### The request
Write out the listing below without alteration, omitting its pictures.

### Stored data
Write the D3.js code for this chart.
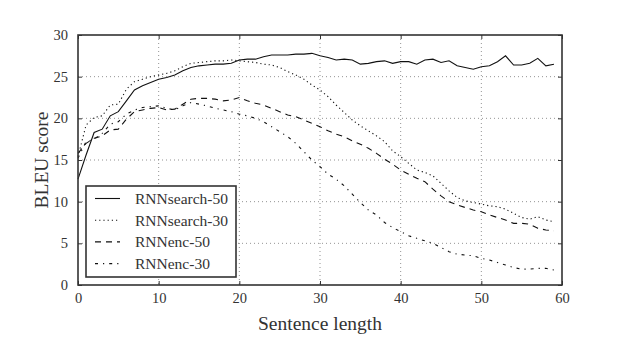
<!DOCTYPE html>
<html><head><meta charset="utf-8">
<script src="https://cdn.jsdelivr.net/npm/d3@7"></script>
<style>body{margin:0;background:#fff}svg{display:block}</style>
</head><body><svg id="c" width="624" height="356"></svg>
<script>
const lengths = d3.range(0, 60);
const rnnsearch50 = [12.7,15.6,18.3,18.7,20.3,20.8,22.1,23.4,23.9,24.3,24.7,24.9,25.2,25.7,26.1,26.3,26.4,26.5,26.5,26.6,27.0,27.1,27.1,27.4,27.6,27.6,27.6,27.7,27.7,27.8,27.5,27.3,27.0,27.1,27.0,26.5,26.6,26.8,26.9,26.6,26.8,26.8,26.5,27.0,27.1,26.7,26.9,26.3,26.1,25.9,26.2,26.3,26.8,27.5,26.4,26.4,26.6,27.2,26.3,26.5];
const rnnsearch30 = [15.4,19.2,20.1,20.3,21.6,21.7,23.5,24.4,24.7,25.0,25.2,25.4,25.7,26.2,26.6,26.7,26.8,26.9,26.9,27.0,26.9,26.8,26.7,26.5,26.4,26.1,25.6,25.2,24.7,24.0,23.4,22.6,21.6,20.7,19.8,19.1,18.5,17.9,17.2,16.1,15.4,14.6,13.8,13.5,13.1,12.2,11.3,10.5,10.1,9.9,9.7,9.5,9.4,9.1,8.6,8.1,7.9,8.2,7.8,7.6];
const rnnenc50 = [15.8,17.0,17.6,17.9,18.6,18.7,19.9,20.8,21.0,21.2,21.3,21.0,21.1,21.7,22.3,22.4,22.4,22.3,22.1,22.2,22.5,22.1,21.8,21.6,21.2,20.8,20.4,20.2,19.8,19.4,19.0,18.5,18.1,17.8,17.3,16.9,16.4,15.8,15.1,14.5,13.8,13.3,12.8,12.4,11.5,10.7,10.0,9.6,9.3,9.0,8.8,8.4,8.1,7.8,7.4,7.4,7.3,6.8,6.6,6.5];
const rnnenc30 = [15.2,17.2,17.5,18.2,19.3,19.6,20.5,21.0,21.3,21.4,21.5,21.2,21.0,21.5,21.9,21.7,21.5,21.2,21.0,20.8,20.5,20.3,20.0,19.6,19.0,18.4,17.8,17.0,16.0,15.0,14.2,13.3,12.7,11.9,10.9,9.9,9.0,8.4,7.5,6.9,6.4,5.9,5.6,5.3,5.0,4.5,4.0,3.7,3.6,3.5,3.2,3.0,2.7,2.4,2.1,1.9,1.9,2.0,2.0,1.8];
const seriesNames = ["RNNsearch-50","RNNsearch-30","RNNenc-50","RNNenc-30"];
const xTicks = [0,10,20,30,40,50,60];
const yTicks = [0,5,10,15,20,25,30];

const FONT = "'Liberation Serif', 'DejaVu Serif', serif";
const series = [
  {name: seriesNames[0], values: rnnsearch50, dash: null},
  {name: seriesNames[1], values: rnnsearch30, dash: "1.2,3"},
  {name: seriesNames[2], values: rnnenc50, dash: "6,5"},
  {name: seriesNames[3], values: rnnenc30, dash: "3,5,1.2,5"}
];

const svg = d3.select("#c");
const L = 78, R = 562, T = 35, B = 285;
const x = d3.scaleLinear().domain([0,60]).range([L,R]);
const y = d3.scaleLinear().domain([0,30]).range([B,T]);

// grid
const g = svg.append("g");
g.selectAll(".gx").data(xTicks.slice(1,-1)).join("line")
  .attr("x1", d=>x(d)).attr("x2", d=>x(d)).attr("y1", T).attr("y2", B)
  .attr("stroke", "#777").attr("stroke-width", 0.8).attr("stroke-dasharray", "1,3");
g.selectAll(".gy").data(yTicks.slice(1,-1)).join("line")
  .attr("x1", L).attr("x2", R).attr("y1", d=>y(d)).attr("y2", d=>y(d))
  .attr("stroke", "#777").attr("stroke-width", 0.8).attr("stroke-dasharray", "1,3");

// axes (ticks inward)
const ax = svg.append("g").attr("transform", `translate(0,${B})`)
  .call(d3.axisBottom(x).tickValues(xTicks).tickSize(-4).tickPadding(8));
const ax2 = svg.append("g").attr("transform", `translate(${L},0)`)
  .call(d3.axisLeft(y).tickValues(yTicks).tickSize(-4).tickPadding(10));
const ax3 = svg.append("g").attr("transform", `translate(0,${T})`)
  .call(d3.axisTop(x).tickValues(xTicks).tickSize(-4).tickFormat(""));
const ax4 = svg.append("g").attr("transform", `translate(${R},0)`)
  .call(d3.axisRight(y).tickValues(yTicks).tickSize(-4).tickFormat(""));
[ax,ax2,ax3,ax4].forEach(a=>{
  a.attr("font-family", FONT);
  a.select(".domain").remove();
  a.selectAll(".tick line").attr("stroke","#333");
  a.selectAll("text").attr("font-size", 14.5).attr("fill","#333").attr("font-family", FONT);
});

// lines
const line = d3.line().x((d,i)=>x(lengths[i])).y(d=>y(d));
svg.append("g").selectAll("path").data(series).join("path")
  .attr("d", d=>line(d.values)).attr("fill","none").attr("stroke","#111")
  .attr("stroke-width", 1.1)
  .attr("stroke-dasharray", d=>d.dash);

// frame
svg.append("rect").attr("x",L).attr("y",T).attr("width",R-L).attr("height",B-T)
  .attr("fill","none").attr("stroke","#333").attr("stroke-width",1.6);

// axis titles
svg.append("text").attr("x",(L+R)/2).attr("y",330).attr("text-anchor","middle")
  .attr("font-family",FONT).attr("fill","#333").attr("font-size",19.5).text("Sentence length");
svg.append("text").attr("transform","translate(48,160) rotate(-90)").attr("text-anchor","middle")
  .attr("font-family",FONT).attr("fill","#333").attr("font-size",19.5).text("BLEU score");

// legend
const lg = svg.append("g");
lg.append("rect").attr("x",86).attr("y",186).attr("width",150).attr("height",91)
  .attr("fill","#fff").attr("stroke","#333").attr("stroke-width",1.6);
const rows = lg.selectAll("g.row").data(series).join("g")
  .attr("transform",(d,i)=>`translate(0,${198.5 + i*21.7})`);
rows.append("line").attr("x1",95).attr("x2",120).attr("y1",0).attr("y2",0)
  .attr("stroke","#111").attr("stroke-width",1.1).attr("stroke-dasharray",d=>d.dash);
rows.append("text").attr("x",135).attr("y",5.5).attr("font-family",FONT).attr("fill","#333")
  .attr("font-size",15.5).text(d=>d.name);
</script></body></html>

### Output below
Write the D3.js code for this chart.
<!DOCTYPE html>
<html><head><meta charset="utf-8">
<script src="https://cdn.jsdelivr.net/npm/d3@7"></script>
<style>body{margin:0;background:#fff}svg{display:block}</style>
</head><body><svg id="c" width="624" height="356"></svg>
<script>
const lengths = d3.range(0, 60);
const rnnsearch50 = [12.7,15.6,18.3,18.7,20.3,20.8,22.1,23.4,23.9,24.3,24.7,24.9,25.2,25.7,26.1,26.3,26.4,26.5,26.5,26.6,27.0,27.1,27.1,27.4,27.6,27.6,27.6,27.7,27.7,27.8,27.5,27.3,27.0,27.1,27.0,26.5,26.6,26.8,26.9,26.6,26.8,26.8,26.5,27.0,27.1,26.7,26.9,26.3,26.1,25.9,26.2,26.3,26.8,27.5,26.4,26.4,26.6,27.2,26.3,26.5];
const rnnsearch30 = [15.4,19.2,20.1,20.3,21.6,21.7,23.5,24.4,24.7,25.0,25.2,25.4,25.7,26.2,26.6,26.7,26.8,26.9,26.9,27.0,26.9,26.8,26.7,26.5,26.4,26.1,25.6,25.2,24.7,24.0,23.4,22.6,21.6,20.7,19.8,19.1,18.5,17.9,17.2,16.1,15.4,14.6,13.8,13.5,13.1,12.2,11.3,10.5,10.1,9.9,9.7,9.5,9.4,9.1,8.6,8.1,7.9,8.2,7.8,7.6];
const rnnenc50 = [15.8,17.0,17.6,17.9,18.6,18.7,19.9,20.8,21.0,21.2,21.3,21.0,21.1,21.7,22.3,22.4,22.4,22.3,22.1,22.2,22.5,22.1,21.8,21.6,21.2,20.8,20.4,20.2,19.8,19.4,19.0,18.5,18.1,17.8,17.3,16.9,16.4,15.8,15.1,14.5,13.8,13.3,12.8,12.4,11.5,10.7,10.0,9.6,9.3,9.0,8.8,8.4,8.1,7.8,7.4,7.4,7.3,6.8,6.6,6.5];
const rnnenc30 = [15.2,17.2,17.5,18.2,19.3,19.6,20.5,21.0,21.3,21.4,21.5,21.2,21.0,21.5,21.9,21.7,21.5,21.2,21.0,20.8,20.5,20.3,20.0,19.6,19.0,18.4,17.8,17.0,16.0,15.0,14.2,13.3,12.7,11.9,10.9,9.9,9.0,8.4,7.5,6.9,6.4,5.9,5.6,5.3,5.0,4.5,4.0,3.7,3.6,3.5,3.2,3.0,2.7,2.4,2.1,1.9,1.9,2.0,2.0,1.8];
const seriesNames = ["RNNsearch-50","RNNsearch-30","RNNenc-50","RNNenc-30"];
const xTicks = [0,10,20,30,40,50,60];
const yTicks = [0,5,10,15,20,25,30];

const FONT = "'Liberation Serif', 'DejaVu Serif', serif";
const series = [
  {name: seriesNames[0], values: rnnsearch50, dash: null},
  {name: seriesNames[1], values: rnnsearch30, dash: "1.2,3"},
  {name: seriesNames[2], values: rnnenc50, dash: "6,5"},
  {name: seriesNames[3], values: rnnenc30, dash: "3,5,1.2,5"}
];

const svg = d3.select("#c");
const L = 78, R = 562, T = 35, B = 285;
const x = d3.scaleLinear().domain([0,60]).range([L,R]);
const y = d3.scaleLinear().domain([0,30]).range([B,T]);

// grid
const g = svg.append("g");
g.selectAll(".gx").data(xTicks.slice(1,-1)).join("line")
  .attr("x1", d=>x(d)).attr("x2", d=>x(d)).attr("y1", T).attr("y2", B)
  .attr("stroke", "#777").attr("stroke-width", 0.8).attr("stroke-dasharray", "1,3");
g.selectAll(".gy").data(yTicks.slice(1,-1)).join("line")
  .attr("x1", L).attr("x2", R).attr("y1", d=>y(d)).attr("y2", d=>y(d))
  .attr("stroke", "#777").attr("stroke-width", 0.8).attr("stroke-dasharray", "1,3");

// axes (ticks inward)
const ax = svg.append("g").attr("transform", `translate(0,${B})`)
  .call(d3.axisBottom(x).tickValues(xTicks).tickSize(-4).tickPadding(8));
const ax2 = svg.append("g").attr("transform", `translate(${L},0)`)
  .call(d3.axisLeft(y).tickValues(yTicks).tickSize(-4).tickPadding(10));
const ax3 = svg.append("g").attr("transform", `translate(0,${T})`)
  .call(d3.axisTop(x).tickValues(xTicks).tickSize(-4).tickFormat(""));
const ax4 = svg.append("g").attr("transform", `translate(${R},0)`)
  .call(d3.axisRight(y).tickValues(yTicks).tickSize(-4).tickFormat(""));
[ax,ax2,ax3,ax4].forEach(a=>{
  a.attr("font-family", FONT);
  a.select(".domain").remove();
  a.selectAll(".tick line").attr("stroke","#333");
  a.selectAll("text").attr("font-size", 14.5).attr("fill","#333").attr("font-family", FONT);
});

// lines
const line = d3.line().x((d,i)=>x(lengths[i])).y(d=>y(d));
svg.append("g").selectAll("path").data(series).join("path")
  .attr("d", d=>line(d.values)).attr("fill","none").attr("stroke","#111")
  .attr("stroke-width", 1.1)
  .attr("stroke-dasharray", d=>d.dash);

// frame
svg.append("rect").attr("x",L).attr("y",T).attr("width",R-L).attr("height",B-T)
  .attr("fill","none").attr("stroke","#333").attr("stroke-width",1.6);

// axis titles
svg.append("text").attr("x",(L+R)/2).attr("y",330).attr("text-anchor","middle")
  .attr("font-family",FONT).attr("fill","#333").attr("font-size",19.5).text("Sentence length");
svg.append("text").attr("transform","translate(48,160) rotate(-90)").attr("text-anchor","middle")
  .attr("font-family",FONT).attr("fill","#333").attr("font-size",19.5).text("BLEU score");

// legend
const lg = svg.append("g");
lg.append("rect").attr("x",86).attr("y",186).attr("width",150).attr("height",91)
  .attr("fill","#fff").attr("stroke","#333").attr("stroke-width",1.6);
const rows = lg.selectAll("g.row").data(series).join("g")
  .attr("transform",(d,i)=>`translate(0,${198.5 + i*21.7})`);
rows.append("line").attr("x1",95).attr("x2",120).attr("y1",0).attr("y2",0)
  .attr("stroke","#111").attr("stroke-width",1.1).attr("stroke-dasharray",d=>d.dash);
rows.append("text").attr("x",135).attr("y",5.5).attr("font-family",FONT).attr("fill","#333")
  .attr("font-size",15.5).text(d=>d.name);
</script></body></html>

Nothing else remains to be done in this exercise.